197 F2d 556 Application of Sutherland

197 F.2d 556

Application of SUTHERLAND.

No. 5930.

United States Court of Customs and Patent Appeals.

June 24, 1952.

John H. Austin and Wallace D. Newcomb, Philadelphia, Pa. (Paul & Paul, Philadelphia, Pa., and James W. Dent, Washington, D. C., of counsel), for appellants.

E. L. Reynolds, Washington, D. C., for the Commissioner of Patents.

Before GARRETT, Chief Judge, and O'CONNELL, JOHNSON, WORLEY, and JACKSON, Associate Judges.



This is an appeal from the decision of the Commissioner of Patents denying appellants' application for the extension of three patents under the provisions of Public Law 598, Eighty-first Congress, 35 U.S. C.A. § 115, on the stated ground that appellants in their capacity of trustees are not the sole owners of the patents within the prescribed limitation to that effect in section 1(a) of the Law, the pertinent portion of which reads as follows:


Sec. 1. "Any person who served honorably in the military or naval forces of the United States at any time between December 7, 1941, and September 2, 1945 —


"(a) who is the inventor or discoverer of an invention or discovery for which a patent was granted to him prior to September 2, 1945, the original term of which had not expired prior to said date and which is still owned by him, or who was prior to said date and continuously thereafter the sole owner of a patent for an invention or discovery which had not expired prior to said date; * * *."


There is no doubt that appellants are veterans within the purview of the Law. They were appointed trustees of the three unexpired patents in question, which relate to fiber refining and improvements in fiber pulp refiners. As trustees they were to hold the same under the trust agreement, dated October 20, 1936, and apply the royalties therefrom, after the payment of administrative expenses, for the benefit of six beneficiaries, each of appellants having been respectively designated as the beneficiary of 16 per cent of such royalties. In other words, the collective share of appellants as beneficiaries amount to 32 per cent of the royalties, together with a further allowance of 2½ per cent to each "for acting as trustees." The remainder of the royalties goes to four other persons who are nowise identified as veterans or otherwise entitled to consideration under the provision of the law in issue.

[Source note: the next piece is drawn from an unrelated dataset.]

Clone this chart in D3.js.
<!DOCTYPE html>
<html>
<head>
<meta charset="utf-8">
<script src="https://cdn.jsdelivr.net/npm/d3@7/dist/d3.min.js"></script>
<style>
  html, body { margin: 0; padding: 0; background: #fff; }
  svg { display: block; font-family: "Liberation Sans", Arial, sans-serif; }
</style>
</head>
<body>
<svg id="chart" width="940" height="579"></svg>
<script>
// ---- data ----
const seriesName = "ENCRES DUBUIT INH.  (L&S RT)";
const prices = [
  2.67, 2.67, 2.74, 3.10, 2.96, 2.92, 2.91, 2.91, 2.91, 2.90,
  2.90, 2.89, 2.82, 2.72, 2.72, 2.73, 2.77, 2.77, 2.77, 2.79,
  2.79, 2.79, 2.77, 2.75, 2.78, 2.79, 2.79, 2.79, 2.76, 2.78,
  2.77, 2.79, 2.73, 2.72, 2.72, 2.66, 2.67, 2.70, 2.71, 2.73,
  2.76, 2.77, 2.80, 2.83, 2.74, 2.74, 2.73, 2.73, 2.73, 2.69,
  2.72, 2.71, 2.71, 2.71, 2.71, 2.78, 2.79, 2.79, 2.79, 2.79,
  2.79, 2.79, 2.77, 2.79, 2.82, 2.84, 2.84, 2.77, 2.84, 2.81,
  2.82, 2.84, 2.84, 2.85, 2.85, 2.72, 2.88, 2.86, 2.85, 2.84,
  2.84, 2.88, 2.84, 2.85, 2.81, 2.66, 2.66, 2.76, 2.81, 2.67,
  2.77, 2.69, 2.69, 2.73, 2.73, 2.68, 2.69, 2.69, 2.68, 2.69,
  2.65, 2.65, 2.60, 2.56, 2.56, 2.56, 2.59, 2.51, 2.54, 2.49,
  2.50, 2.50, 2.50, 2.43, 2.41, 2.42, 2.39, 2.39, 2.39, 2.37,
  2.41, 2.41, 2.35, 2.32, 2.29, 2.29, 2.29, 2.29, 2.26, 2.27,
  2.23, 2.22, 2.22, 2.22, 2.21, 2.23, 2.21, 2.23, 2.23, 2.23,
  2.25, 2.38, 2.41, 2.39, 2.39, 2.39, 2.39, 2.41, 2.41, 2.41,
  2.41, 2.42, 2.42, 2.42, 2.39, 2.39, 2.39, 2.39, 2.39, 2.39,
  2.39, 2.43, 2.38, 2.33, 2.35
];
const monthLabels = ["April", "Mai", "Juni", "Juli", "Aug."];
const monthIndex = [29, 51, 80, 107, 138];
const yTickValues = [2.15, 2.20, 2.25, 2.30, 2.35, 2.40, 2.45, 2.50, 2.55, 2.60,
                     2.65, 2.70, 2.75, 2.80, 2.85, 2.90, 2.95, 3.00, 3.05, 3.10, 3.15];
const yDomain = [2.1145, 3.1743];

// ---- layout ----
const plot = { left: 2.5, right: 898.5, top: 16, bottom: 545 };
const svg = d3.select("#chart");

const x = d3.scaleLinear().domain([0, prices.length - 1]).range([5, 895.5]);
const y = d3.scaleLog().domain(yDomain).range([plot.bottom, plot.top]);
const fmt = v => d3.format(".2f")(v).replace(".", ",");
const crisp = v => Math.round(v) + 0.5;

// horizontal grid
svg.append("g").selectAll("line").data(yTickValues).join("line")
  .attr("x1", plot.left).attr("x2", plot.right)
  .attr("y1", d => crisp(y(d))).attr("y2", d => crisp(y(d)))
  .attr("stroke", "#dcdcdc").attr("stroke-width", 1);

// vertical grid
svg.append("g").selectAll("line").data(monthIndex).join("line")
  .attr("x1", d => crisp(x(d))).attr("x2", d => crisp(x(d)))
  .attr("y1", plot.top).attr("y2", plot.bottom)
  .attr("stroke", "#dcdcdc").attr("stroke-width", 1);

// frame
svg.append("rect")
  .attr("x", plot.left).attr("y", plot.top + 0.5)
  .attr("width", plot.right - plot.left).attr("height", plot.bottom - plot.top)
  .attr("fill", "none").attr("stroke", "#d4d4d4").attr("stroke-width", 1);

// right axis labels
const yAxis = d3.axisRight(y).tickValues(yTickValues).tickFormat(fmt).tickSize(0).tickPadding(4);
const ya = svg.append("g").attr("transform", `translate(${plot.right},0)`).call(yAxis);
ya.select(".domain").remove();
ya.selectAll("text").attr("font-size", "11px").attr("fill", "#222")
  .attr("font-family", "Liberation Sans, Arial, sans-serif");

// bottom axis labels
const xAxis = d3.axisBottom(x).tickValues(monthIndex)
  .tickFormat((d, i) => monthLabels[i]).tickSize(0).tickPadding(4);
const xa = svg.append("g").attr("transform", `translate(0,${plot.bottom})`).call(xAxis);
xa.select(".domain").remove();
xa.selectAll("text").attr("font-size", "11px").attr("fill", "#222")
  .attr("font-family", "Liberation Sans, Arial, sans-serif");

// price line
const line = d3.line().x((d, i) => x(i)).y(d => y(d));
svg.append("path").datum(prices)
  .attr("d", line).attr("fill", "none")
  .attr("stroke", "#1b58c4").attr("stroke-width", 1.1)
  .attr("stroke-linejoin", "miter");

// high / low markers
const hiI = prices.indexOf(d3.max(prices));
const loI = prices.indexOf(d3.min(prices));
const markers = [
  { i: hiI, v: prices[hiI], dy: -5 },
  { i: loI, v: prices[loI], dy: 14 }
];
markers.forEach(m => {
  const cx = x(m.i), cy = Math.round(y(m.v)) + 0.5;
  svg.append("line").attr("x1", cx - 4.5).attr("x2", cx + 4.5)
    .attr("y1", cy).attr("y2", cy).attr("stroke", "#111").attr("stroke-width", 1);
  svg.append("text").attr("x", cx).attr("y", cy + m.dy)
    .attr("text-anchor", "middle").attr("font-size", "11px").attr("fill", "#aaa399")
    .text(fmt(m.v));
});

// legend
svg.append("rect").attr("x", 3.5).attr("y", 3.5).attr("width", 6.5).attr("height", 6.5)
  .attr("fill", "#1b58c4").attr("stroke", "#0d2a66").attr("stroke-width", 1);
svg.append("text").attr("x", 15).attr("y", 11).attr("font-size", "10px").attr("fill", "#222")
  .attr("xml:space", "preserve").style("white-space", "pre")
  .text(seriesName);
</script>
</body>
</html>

Appellants under the trust agreement are empowered to sell the patents and to distribute the proceeds therefrom to all of the beneficiaries in the same proportion as established by the deed of trust for the payment of income. The shares of appellants upon their respective deaths are to be paid equally to the surviving beneficiaries.

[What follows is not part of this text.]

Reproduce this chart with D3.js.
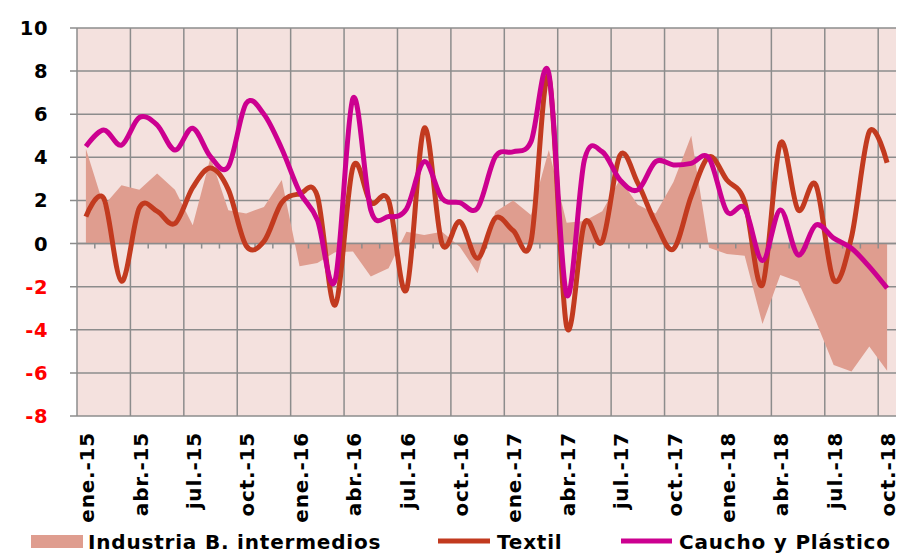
<!DOCTYPE html>
<html>
<head>
<meta charset="utf-8">
<script src="https://cdn.jsdelivr.net/npm/d3@7"></script>
<style>
    body { margin: 0; background: #ffffff; }
    svg text { font-family: "DejaVu Sans", Verdana, sans-serif; font-weight: bold; }
</style>
</head>
<body>
<svg id="chart" width="908" height="555"></svg>
<script>

let month_names = ["ene", "feb", "mar", "abr", "may", "jun", "jul", "ago", "sep", "oct", "nov", "dic"]
let years = ["15", "16", "17", "18"]
let month_count = 46

let industria = [4.4, 1.75, 2.7, 2.5, 3.25, 2.5, 0.85, 4.0, 1.55, 1.4, 1.7, 2.95,
    -1.05, -0.9, -0.4, -0.37, -1.53, -1.15, 0.55, 0.4, 0.55, -0.15, -1.38, 1.48,
    2.0, 1.33, 4.34, 0.96, 1.05, 1.5, 3.0, 1.8, 1.4, 2.85, 5.0, -0.2,
    -0.48, -0.57, -3.73, -1.46, -1.76, -3.6, -5.63, -5.94, -4.78, -5.9]

let textil = [1.25, 2.1, -1.75, 1.65, 1.5, 0.93, 2.6, 3.5, 2.5, -0.1, 0.1, 1.9,
    2.3, 2.2, -2.85, 3.55, 1.9, 2.0, -2.15, 5.35, 0.0, 1.02, -0.68, 1.19,
    0.6, 0.1, 7.74, -3.85, 0.94, 0.09, 4.1, 2.8, 0.95, -0.25, 2.2, 4.03,
    2.95, 1.94, -1.92, 4.65, 1.56, 2.72, -1.69, 0.3, 5.19, 3.75]

let caucho = [4.5, 5.27, 4.57, 5.85, 5.5, 4.34, 5.35, 4.03, 3.57, 6.5, 6.0, 4.4,
    2.4, 1.1, -1.69, 6.74, 1.56, 1.25, 1.6, 3.8, 2.1, 1.9, 1.65, 4.03,
    4.26, 4.73, 7.9, -2.38, 3.88, 4.26, 2.95, 2.49, 3.8, 3.65, 3.72, 3.96,
    1.48, 1.64, -0.79, 1.56, -0.53, 0.86, 0.25, -0.22, -1.07, -2.07]

let y_ticks = [-8, -6, -4, -2, 0, 2, 4, 6, 8, 10]

let legend_names = ["Industria B. intermedios", "Textil", "Caucho y Plástico"]

let colors = {
    background: "#f4e1de",
    grid: "#8c8c8c",
    area: "#df9d8f",
    textil: "#c23a1f",
    caucho: "#cc0090"
}

let months = []
for (let i = 0; i < month_count; i++) {
    months.push(month_names[i % 12] + ".-" + years[Math.floor(i / 12)])
}

let plot_left = 77, plot_right = 896, plot_top = 28, plot_bottom = 416

let svg = d3.select("#chart")

let x = d3.scaleBand().domain(months).range([plot_left, plot_right]).padding(0)
let y = d3.scaleLinear().domain([-8, 10]).range([plot_bottom, plot_top])

let center = (d) => x(d) + x.bandwidth() / 2

svg.append("rect")
    .attr("x", plot_left).attr("y", plot_top)
    .attr("width", plot_right - plot_left).attr("height", plot_bottom - plot_top)
    .attr("fill", colors.background)

// horizontal grid
svg.append("g")
    .selectAll("line")
    .data(y_ticks)
    .join("line")
    .attr("x1", plot_left - 7).attr("x2", plot_right)
    .attr("y1", (d) => y(d)).attr("y2", (d) => y(d))
    .attr("stroke", colors.grid).attr("stroke-width", 1.5)

// vertical grid every 3 months
let boundaries = d3.range(0, month_count, 3).map((i) => x(months[i]))
svg.append("g")
    .selectAll("line")
    .data(boundaries)
    .join("line")
    .attr("x1", (d) => d).attr("x2", (d) => d)
    .attr("y1", plot_top).attr("y2", plot_bottom)
    .attr("stroke", colors.grid).attr("stroke-width", 1.5)

// area
let area = d3.area()
    .x((d, i) => center(months[i]))
    .y0(y(0))
    .y1((d) => y(d))

svg.append("path")
    .datum(industria)
    .attr("d", area)
    .attr("fill", colors.area)

// zero axis with small ticks every month
svg.append("line")
    .attr("x1", plot_left).attr("x2", plot_right)
    .attr("y1", y(0)).attr("y2", y(0))
    .attr("stroke", colors.grid).attr("stroke-width", 1.5)

svg.append("g")
    .selectAll("line")
    .data(months.slice(1))
    .join("line")
    .attr("x1", (d) => x(d)).attr("x2", (d) => x(d))
    .attr("y1", y(0)).attr("y2", y(0) + 5)
    .attr("stroke", colors.grid).attr("stroke-width", 1.5)

// lines
let line = d3.line()
    .x((d, i) => center(months[i]))
    .y((d) => y(d))
    .curve(d3.curveCardinal.tension(0))

svg.append("path")
    .datum(textil)
    .attr("d", line)
    .attr("fill", "none")
    .attr("stroke", colors.textil)
    .attr("stroke-width", 5)
    .attr("stroke-linejoin", "round")

svg.append("path")
    .datum(caucho)
    .attr("d", line)
    .attr("fill", "none")
    .attr("stroke", colors.caucho)
    .attr("stroke-width", 5)
    .attr("stroke-linejoin", "round")

// y labels
svg.append("g")
    .selectAll("text")
    .data(y_ticks)
    .join("text")
    .attr("x", 48)
    .attr("y", (d) => y(d))
    .attr("dy", "0.36em")
    .attr("text-anchor", "end")
    .attr("font-size", 19.5)
    .attr("letter-spacing", 0.5)
    .attr("fill", (d) => d < 0 ? "#ff0000" : "#000000")
    .text((d) => d)

// x labels
svg.append("g")
    .selectAll("text")
    .data(months.filter((d, i) => i % 3 == 0))
    .join("text")
    .attr("transform", (d) => `translate(${center(d) + 1},432) rotate(-90)`)
    .attr("dy", "0.36em")
    .attr("text-anchor", "end")
    .attr("font-size", 20)
    .attr("letter-spacing", 0.8)
    .attr("fill", "#000000")
    .text((d) => d)

// legend
let legend = svg.append("g").attr("font-size", 20).attr("letter-spacing", 0.8).attr("fill", "#000000")

legend.append("rect")
    .attr("x", 31).attr("y", 535).attr("width", 52).attr("height", 13)
    .attr("fill", colors.area)
legend.append("text").attr("x", 88).attr("y", 549).text(legend_names[0])

legend.append("line")
    .attr("x1", 438).attr("x2", 490).attr("y1", 541).attr("y2", 541)
    .attr("stroke", colors.textil).attr("stroke-width", 5)
legend.append("text").attr("x", 497).attr("y", 549).text(legend_names[1])

legend.append("line")
    .attr("x1", 621).attr("x2", 672).attr("y1", 541).attr("y2", 541)
    .attr("stroke", colors.caucho).attr("stroke-width", 5)
legend.append("text").attr("x", 679).attr("y", 549).text(legend_names[2])

</script>
</body>
</html>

Various authorities and phrases appropriated from the text of Public Law 598 are cited or quoted by appellants in support of the proposition that they, as trustees, endowed solely with the legal title of the patents to collect the proceeds therefrom and administer the same as directed, are, within the intent of Congress, the sole owners of the patents. There is no merit in that contention. Nor does their described legal and limited equitable interest in the patents otherwise render them the sole owners thereof under the authorities they have here submitted.


On the contrary, it has been well settled down through the years that in a conventional type of trust such as we have here, in which the trustees may employ or sell the property as they see fit, but are strictly accountable to others for all the proceeds therefrom, such trustees, who hold less than all of the equitable interest, cannot qualify as the sole owners of the subject matter of the trust. It is true, as appellants contend, that they have the legal ownership of the patents here involved. They took their legal title thereto in trust, however, for the purposes specified in the trust agreement and the sole ownership of the equitable interests in the patents belong to all six beneficiaries. Seymour v. Freer, 8 Wall. 202, 213, 19 L.Ed. 306.


Certainly the patents in question do not merit extension merely for the purpose of affording appellants an opportunity of collecting a fee for services which they might render as trustees, as they suggest in their brief. Moreover, the following statement relied upon by the solicitor which disposes of appellants' argument that Congress intended to benefit others than veterans who had sustained losses with respect to their patents because of the war, appeared in both reports of the House and Senate Committee on the bill which became Public Law 598:


"Representations were made and were seriously considered by the [House] committee that the benefits of such legislation should inure to all patentees who suffered losses by reason of being unable through shortages of materials or other reasons during the war to prosecute and exploit their patent rights. That committee, however, felt that to provide relief for all such persons who suffered losses in this manner would be to overlook the many thousands of persons in other walks of life who suffered grievous and irreplaceable losses in their fortunes because of the circumstances of war. For most of such persons no governmental relief has been or could reasonably be afforded, for such conditions cannot reasonably be considered by thinking persons the responsibility of the Government to restore."


We have carefully examined the contentions submitted by appellants, and are unable to find that the Commissioner of Patents has erred in the conclusion he has reached upon the record presented. For the reasons hereinbefore stated, his decision is affirmed.




JACKSON, J., retired, recalled to participate herein.